◆ The input ◆
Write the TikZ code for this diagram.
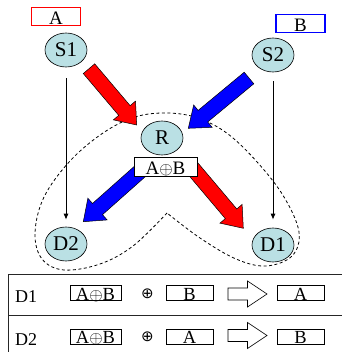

* * *

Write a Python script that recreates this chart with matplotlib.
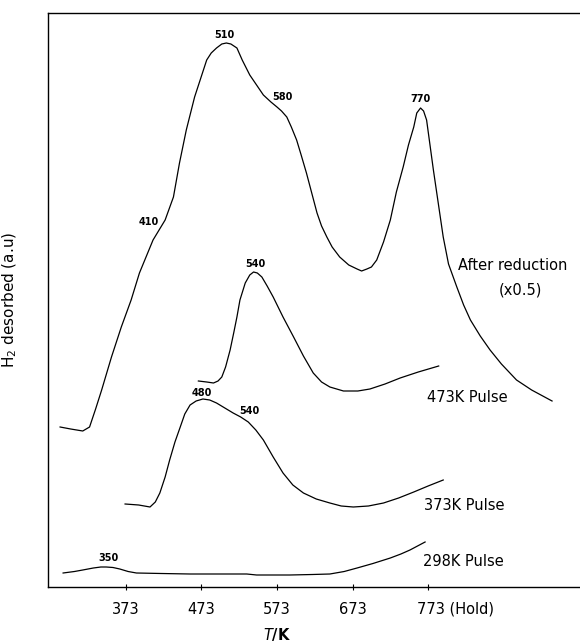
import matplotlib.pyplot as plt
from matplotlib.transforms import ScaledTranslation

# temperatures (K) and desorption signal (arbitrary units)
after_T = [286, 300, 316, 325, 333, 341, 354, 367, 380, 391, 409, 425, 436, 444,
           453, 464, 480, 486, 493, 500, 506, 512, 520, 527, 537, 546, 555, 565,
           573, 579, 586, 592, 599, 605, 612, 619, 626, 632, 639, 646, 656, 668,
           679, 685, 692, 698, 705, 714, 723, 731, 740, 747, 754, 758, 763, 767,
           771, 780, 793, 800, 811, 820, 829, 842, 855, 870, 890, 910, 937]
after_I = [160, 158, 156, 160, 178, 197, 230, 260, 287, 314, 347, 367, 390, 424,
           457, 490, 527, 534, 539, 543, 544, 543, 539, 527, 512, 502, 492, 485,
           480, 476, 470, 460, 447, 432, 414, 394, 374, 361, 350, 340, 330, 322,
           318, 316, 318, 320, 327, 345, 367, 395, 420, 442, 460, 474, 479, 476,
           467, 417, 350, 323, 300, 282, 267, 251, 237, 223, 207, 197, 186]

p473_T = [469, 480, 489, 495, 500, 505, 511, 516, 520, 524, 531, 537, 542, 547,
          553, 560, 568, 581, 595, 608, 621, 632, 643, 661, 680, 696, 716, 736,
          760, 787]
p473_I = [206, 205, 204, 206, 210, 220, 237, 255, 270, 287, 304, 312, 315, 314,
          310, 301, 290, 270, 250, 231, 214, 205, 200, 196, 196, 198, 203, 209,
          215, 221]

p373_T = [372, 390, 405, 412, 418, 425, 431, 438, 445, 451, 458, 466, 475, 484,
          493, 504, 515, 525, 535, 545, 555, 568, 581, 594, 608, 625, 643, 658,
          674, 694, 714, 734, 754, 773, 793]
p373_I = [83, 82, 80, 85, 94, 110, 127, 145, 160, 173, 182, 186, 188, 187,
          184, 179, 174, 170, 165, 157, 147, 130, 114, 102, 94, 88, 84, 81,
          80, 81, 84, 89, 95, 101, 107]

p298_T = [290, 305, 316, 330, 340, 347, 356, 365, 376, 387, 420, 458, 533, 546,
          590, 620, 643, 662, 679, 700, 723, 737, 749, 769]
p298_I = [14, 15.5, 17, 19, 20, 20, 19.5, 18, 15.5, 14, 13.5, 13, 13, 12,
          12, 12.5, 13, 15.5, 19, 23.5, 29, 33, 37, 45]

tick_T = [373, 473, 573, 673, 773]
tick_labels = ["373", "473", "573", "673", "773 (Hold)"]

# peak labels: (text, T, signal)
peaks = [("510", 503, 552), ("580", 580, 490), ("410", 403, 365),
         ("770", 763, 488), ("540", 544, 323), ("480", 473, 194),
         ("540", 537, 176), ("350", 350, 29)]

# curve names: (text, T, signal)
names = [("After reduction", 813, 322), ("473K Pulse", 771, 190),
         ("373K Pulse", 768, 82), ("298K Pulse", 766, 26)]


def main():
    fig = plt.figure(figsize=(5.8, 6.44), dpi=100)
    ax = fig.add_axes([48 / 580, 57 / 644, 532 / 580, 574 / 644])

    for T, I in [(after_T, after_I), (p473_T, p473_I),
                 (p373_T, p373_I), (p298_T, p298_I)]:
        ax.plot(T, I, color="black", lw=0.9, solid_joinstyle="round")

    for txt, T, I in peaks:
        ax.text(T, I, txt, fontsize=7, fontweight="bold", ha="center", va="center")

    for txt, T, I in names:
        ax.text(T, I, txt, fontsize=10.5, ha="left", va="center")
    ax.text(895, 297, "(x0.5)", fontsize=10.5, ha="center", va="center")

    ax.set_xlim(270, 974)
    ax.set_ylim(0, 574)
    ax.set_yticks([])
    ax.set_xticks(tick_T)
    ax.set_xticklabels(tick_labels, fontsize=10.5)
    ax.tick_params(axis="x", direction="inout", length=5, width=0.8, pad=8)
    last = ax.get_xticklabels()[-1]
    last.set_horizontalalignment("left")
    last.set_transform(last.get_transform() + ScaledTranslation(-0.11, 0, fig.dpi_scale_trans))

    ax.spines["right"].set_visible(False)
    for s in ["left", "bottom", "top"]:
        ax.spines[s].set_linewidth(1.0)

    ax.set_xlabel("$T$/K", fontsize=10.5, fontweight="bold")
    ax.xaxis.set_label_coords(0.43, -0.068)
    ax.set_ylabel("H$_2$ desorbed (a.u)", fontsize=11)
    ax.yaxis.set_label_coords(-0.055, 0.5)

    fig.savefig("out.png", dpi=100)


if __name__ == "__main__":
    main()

==

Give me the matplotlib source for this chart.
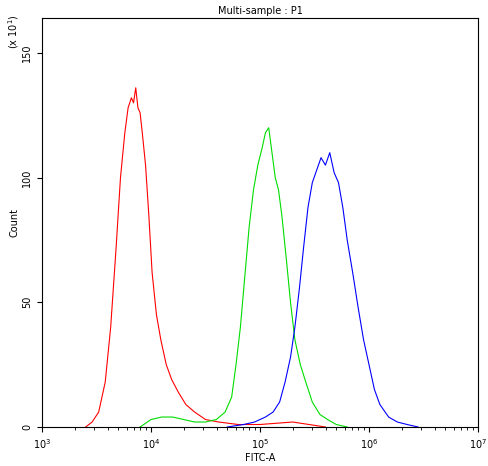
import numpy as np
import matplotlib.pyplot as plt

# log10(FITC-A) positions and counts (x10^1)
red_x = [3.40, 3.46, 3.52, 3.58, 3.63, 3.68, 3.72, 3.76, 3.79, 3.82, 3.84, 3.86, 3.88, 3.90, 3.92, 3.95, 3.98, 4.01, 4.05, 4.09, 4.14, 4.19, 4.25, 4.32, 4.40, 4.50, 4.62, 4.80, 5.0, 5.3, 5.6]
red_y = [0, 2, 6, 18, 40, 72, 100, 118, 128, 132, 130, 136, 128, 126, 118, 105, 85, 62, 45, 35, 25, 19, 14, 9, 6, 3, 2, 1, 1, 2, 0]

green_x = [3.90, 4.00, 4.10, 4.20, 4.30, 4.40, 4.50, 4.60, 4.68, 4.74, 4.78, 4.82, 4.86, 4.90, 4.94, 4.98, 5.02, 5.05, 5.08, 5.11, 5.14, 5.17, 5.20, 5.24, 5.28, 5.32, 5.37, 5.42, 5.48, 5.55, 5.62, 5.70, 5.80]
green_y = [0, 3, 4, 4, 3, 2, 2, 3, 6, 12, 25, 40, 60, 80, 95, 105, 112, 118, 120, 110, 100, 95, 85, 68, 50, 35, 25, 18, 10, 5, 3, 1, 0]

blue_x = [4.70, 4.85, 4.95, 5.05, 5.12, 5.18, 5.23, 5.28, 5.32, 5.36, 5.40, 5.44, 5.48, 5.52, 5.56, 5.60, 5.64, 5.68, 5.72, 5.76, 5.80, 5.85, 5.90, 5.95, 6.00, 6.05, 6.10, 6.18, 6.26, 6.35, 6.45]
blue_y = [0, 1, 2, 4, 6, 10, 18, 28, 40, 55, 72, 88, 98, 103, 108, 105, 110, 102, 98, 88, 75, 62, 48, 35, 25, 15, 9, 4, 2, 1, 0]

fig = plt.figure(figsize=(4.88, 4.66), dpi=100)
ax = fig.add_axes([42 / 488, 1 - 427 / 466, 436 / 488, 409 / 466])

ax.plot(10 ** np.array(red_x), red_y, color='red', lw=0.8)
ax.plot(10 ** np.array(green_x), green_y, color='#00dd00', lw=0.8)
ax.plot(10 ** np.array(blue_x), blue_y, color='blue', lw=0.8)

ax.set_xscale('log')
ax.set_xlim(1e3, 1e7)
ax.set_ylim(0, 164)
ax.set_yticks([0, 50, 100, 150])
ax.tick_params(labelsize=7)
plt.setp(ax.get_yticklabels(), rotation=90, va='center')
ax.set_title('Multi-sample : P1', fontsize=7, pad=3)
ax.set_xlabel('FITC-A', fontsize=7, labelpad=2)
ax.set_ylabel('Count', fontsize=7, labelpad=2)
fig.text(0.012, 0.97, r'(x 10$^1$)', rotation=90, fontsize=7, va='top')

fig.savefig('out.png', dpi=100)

◆ Exercise brief ◆
Exclude any pictures, and restate word for word the lines from the one containing "Write a Python" through the one containing "from matplotlib.transforms import", both included.

◆ Solved problem ◆
Write a Python script that recreates this chart with matplotlib.
import matplotlib.pyplot as plt
from matplotlib.transforms import ScaledTranslation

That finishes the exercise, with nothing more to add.